(A block of data)
==================================================

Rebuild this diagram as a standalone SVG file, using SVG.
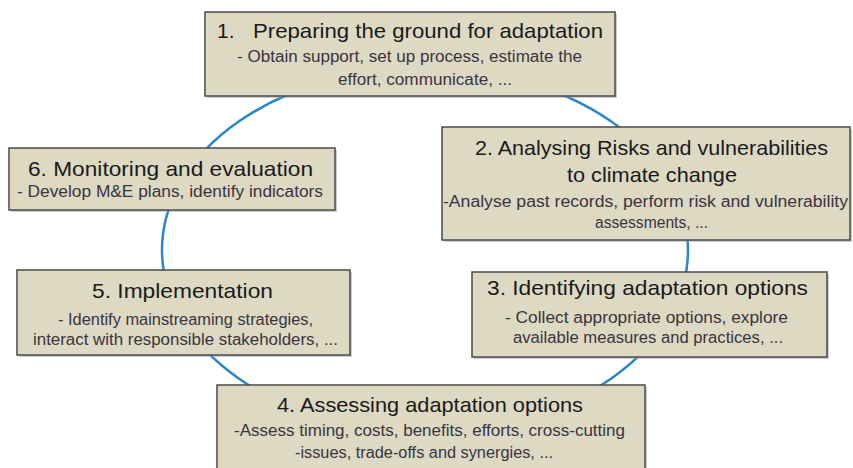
<svg xmlns="http://www.w3.org/2000/svg" width="853" height="468" viewBox="0 0 853 468">
<style>
.box{fill:#ddd9c3;stroke:#4a4a4a;stroke-width:1.5}
.shadow{fill:#9a9a9a;opacity:0.5}
.t{font-family:"Liberation Sans","Open Sans",sans-serif;font-size:21px;fill:#1a1a1a;text-anchor:middle}
.s{font-family:"Liberation Sans","Open Sans",sans-serif;font-size:16px;fill:#3a3440;text-anchor:middle}
.cycle{fill:none;stroke:#2a86cc;stroke-width:2.5}
</style>
<rect width="853" height="468" fill="#ffffff"/>
<g id="connectors">
<ellipse class="cycle" cx="425" cy="250" rx="263" ry="182"/>
</g>
<g id="node1">
<rect class="shadow" x="207" y="14" width="410" height="84"/>
<rect class="box" x="205" y="12" width="410" height="84"/>
<text class="t" x="217" y="38" style="text-anchor:start">1.</text>
<text class="t" x="428" y="38" textLength="350" lengthAdjust="spacingAndGlyphs">Preparing the ground for adaptation</text>
<text class="s" x="409.5" y="62" textLength="345" lengthAdjust="spacingAndGlyphs">- Obtain support, set up process, estimate the</text>
<text class="s" x="425" y="85" textLength="174" lengthAdjust="spacingAndGlyphs">effort, communicate, ...</text>
</g>
<g id="node2">
<rect class="shadow" x="444" y="129" width="408" height="113"/>
<rect class="box" x="442" y="127" width="408" height="113"/>
<text class="t" x="651.5" y="155" textLength="353" lengthAdjust="spacingAndGlyphs">2. Analysing Risks and vulnerabilities</text>
<text class="t" x="652" y="182" textLength="170" lengthAdjust="spacingAndGlyphs">to climate change</text>
<text class="s" x="645.5" y="207" textLength="405" lengthAdjust="spacingAndGlyphs">-Analyse past records, perform risk and vulnerability</text>
<text class="s" x="651.5" y="228" textLength="113" lengthAdjust="spacingAndGlyphs">assessments, ...</text>
</g>
<g id="node3">
<rect class="shadow" x="474" y="274" width="355" height="85"/>
<rect class="box" x="472" y="272" width="355" height="85"/>
<text class="t" x="647.5" y="295" textLength="321" lengthAdjust="spacingAndGlyphs">3. Identifying adaptation options</text>
<text class="s" x="646.5" y="323" textLength="283" lengthAdjust="spacingAndGlyphs">-  Collect appropriate options, explore</text>
<text class="s" x="648" y="343" textLength="270" lengthAdjust="spacingAndGlyphs">available measures and practices, ...</text>
</g>
<g id="node4">
<rect class="shadow" x="219" y="387" width="428" height="90"/>
<rect class="box" x="217" y="385" width="428" height="90"/>
<text class="t" x="430" y="412" textLength="306" lengthAdjust="spacingAndGlyphs">4. Assessing adaptation options</text>
<text class="s" x="429.5" y="436" textLength="391" lengthAdjust="spacingAndGlyphs">-Assess timing, costs, benefits, efforts, cross-cutting</text>
<text class="s" x="424" y="458" textLength="258" lengthAdjust="spacingAndGlyphs">-issues, trade-offs and synergies,  ...</text>
</g>
<g id="node5">
<rect class="shadow" x="19" y="272" width="333" height="85"/>
<rect class="box" x="17" y="270" width="333" height="85"/>
<text class="t" x="182.5" y="298" textLength="181" lengthAdjust="spacingAndGlyphs">5. Implementation</text>
<text class="s" x="185.5" y="325" textLength="255" lengthAdjust="spacingAndGlyphs">- Identify mainstreaming strategies,</text>
<text class="s" x="185.5" y="345" textLength="305" lengthAdjust="spacingAndGlyphs">interact with responsible stakeholders, ...</text>
</g>
<g id="node6">
<rect class="shadow" x="11" y="150" width="326" height="62"/>
<rect class="box" x="9" y="148" width="326" height="62"/>
<text class="t" x="170.5" y="176" textLength="285" lengthAdjust="spacingAndGlyphs">6. Monitoring and evaluation</text>
<text class="s" x="170" y="197" textLength="306" lengthAdjust="spacingAndGlyphs">- Develop M&amp;E plans, identify indicators</text>
</g>
</svg>
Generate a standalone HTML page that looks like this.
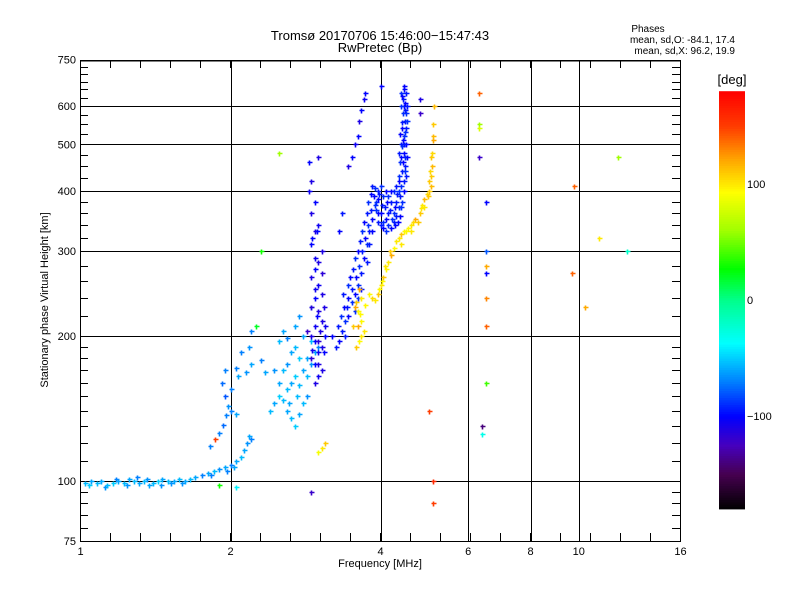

==================================================

- **EXERCISE**: Repeat all of the records verbatim, leaving out the pictures.

- **TASK SOLUTION**:
Rebuild this diagram as a standalone SVG file, using SVG.
<svg xmlns="http://www.w3.org/2000/svg" width="853" height="468" viewBox="0 0 853 468">
<style>
.box{fill:#ddd9c3;stroke:#4a4a4a;stroke-width:1.5}
.shadow{fill:#9a9a9a;opacity:0.5}
.t{font-family:"Liberation Sans","Open Sans",sans-serif;font-size:21px;fill:#1a1a1a;text-anchor:middle}
.s{font-family:"Liberation Sans","Open Sans",sans-serif;font-size:16px;fill:#3a3440;text-anchor:middle}
.cycle{fill:none;stroke:#2a86cc;stroke-width:2.5}
</style>
<rect width="853" height="468" fill="#ffffff"/>
<g id="connectors">
<ellipse class="cycle" cx="425" cy="250" rx="263" ry="182"/>
</g>
<g id="node1">
<rect class="shadow" x="207" y="14" width="410" height="84"/>
<rect class="box" x="205" y="12" width="410" height="84"/>
<text class="t" x="217" y="38" style="text-anchor:start">1.</text>
<text class="t" x="428" y="38" textLength="350" lengthAdjust="spacingAndGlyphs">Preparing the ground for adaptation</text>
<text class="s" x="409.5" y="62" textLength="345" lengthAdjust="spacingAndGlyphs">- Obtain support, set up process, estimate the</text>
<text class="s" x="425" y="85" textLength="174" lengthAdjust="spacingAndGlyphs">effort, communicate, ...</text>
</g>
<g id="node2">
<rect class="shadow" x="444" y="129" width="408" height="113"/>
<rect class="box" x="442" y="127" width="408" height="113"/>
<text class="t" x="651.5" y="155" textLength="353" lengthAdjust="spacingAndGlyphs">2. Analysing Risks and vulnerabilities</text>
<text class="t" x="652" y="182" textLength="170" lengthAdjust="spacingAndGlyphs">to climate change</text>
<text class="s" x="645.5" y="207" textLength="405" lengthAdjust="spacingAndGlyphs">-Analyse past records, perform risk and vulnerability</text>
<text class="s" x="651.5" y="228" textLength="113" lengthAdjust="spacingAndGlyphs">assessments, ...</text>
</g>
<g id="node3">
<rect class="shadow" x="474" y="274" width="355" height="85"/>
<rect class="box" x="472" y="272" width="355" height="85"/>
<text class="t" x="647.5" y="295" textLength="321" lengthAdjust="spacingAndGlyphs">3. Identifying adaptation options</text>
<text class="s" x="646.5" y="323" textLength="283" lengthAdjust="spacingAndGlyphs">-  Collect appropriate options, explore</text>
<text class="s" x="648" y="343" textLength="270" lengthAdjust="spacingAndGlyphs">available measures and practices, ...</text>
</g>
<g id="node4">
<rect class="shadow" x="219" y="387" width="428" height="90"/>
<rect class="box" x="217" y="385" width="428" height="90"/>
<text class="t" x="430" y="412" textLength="306" lengthAdjust="spacingAndGlyphs">4. Assessing adaptation options</text>
<text class="s" x="429.5" y="436" textLength="391" lengthAdjust="spacingAndGlyphs">-Assess timing, costs, benefits, efforts, cross-cutting</text>
<text class="s" x="424" y="458" textLength="258" lengthAdjust="spacingAndGlyphs">-issues, trade-offs and synergies,  ...</text>
</g>
<g id="node5">
<rect class="shadow" x="19" y="272" width="333" height="85"/>
<rect class="box" x="17" y="270" width="333" height="85"/>
<text class="t" x="182.5" y="298" textLength="181" lengthAdjust="spacingAndGlyphs">5. Implementation</text>
<text class="s" x="185.5" y="325" textLength="255" lengthAdjust="spacingAndGlyphs">- Identify mainstreaming strategies,</text>
<text class="s" x="185.5" y="345" textLength="305" lengthAdjust="spacingAndGlyphs">interact with responsible stakeholders, ...</text>
</g>
<g id="node6">
<rect class="shadow" x="11" y="150" width="326" height="62"/>
<rect class="box" x="9" y="148" width="326" height="62"/>
<text class="t" x="170.5" y="176" textLength="285" lengthAdjust="spacingAndGlyphs">6. Monitoring and evaluation</text>
<text class="s" x="170" y="197" textLength="306" lengthAdjust="spacingAndGlyphs">- Develop M&amp;E plans, identify indicators</text>
</g>
</svg>
Generate a standalone HTML page that looks like this.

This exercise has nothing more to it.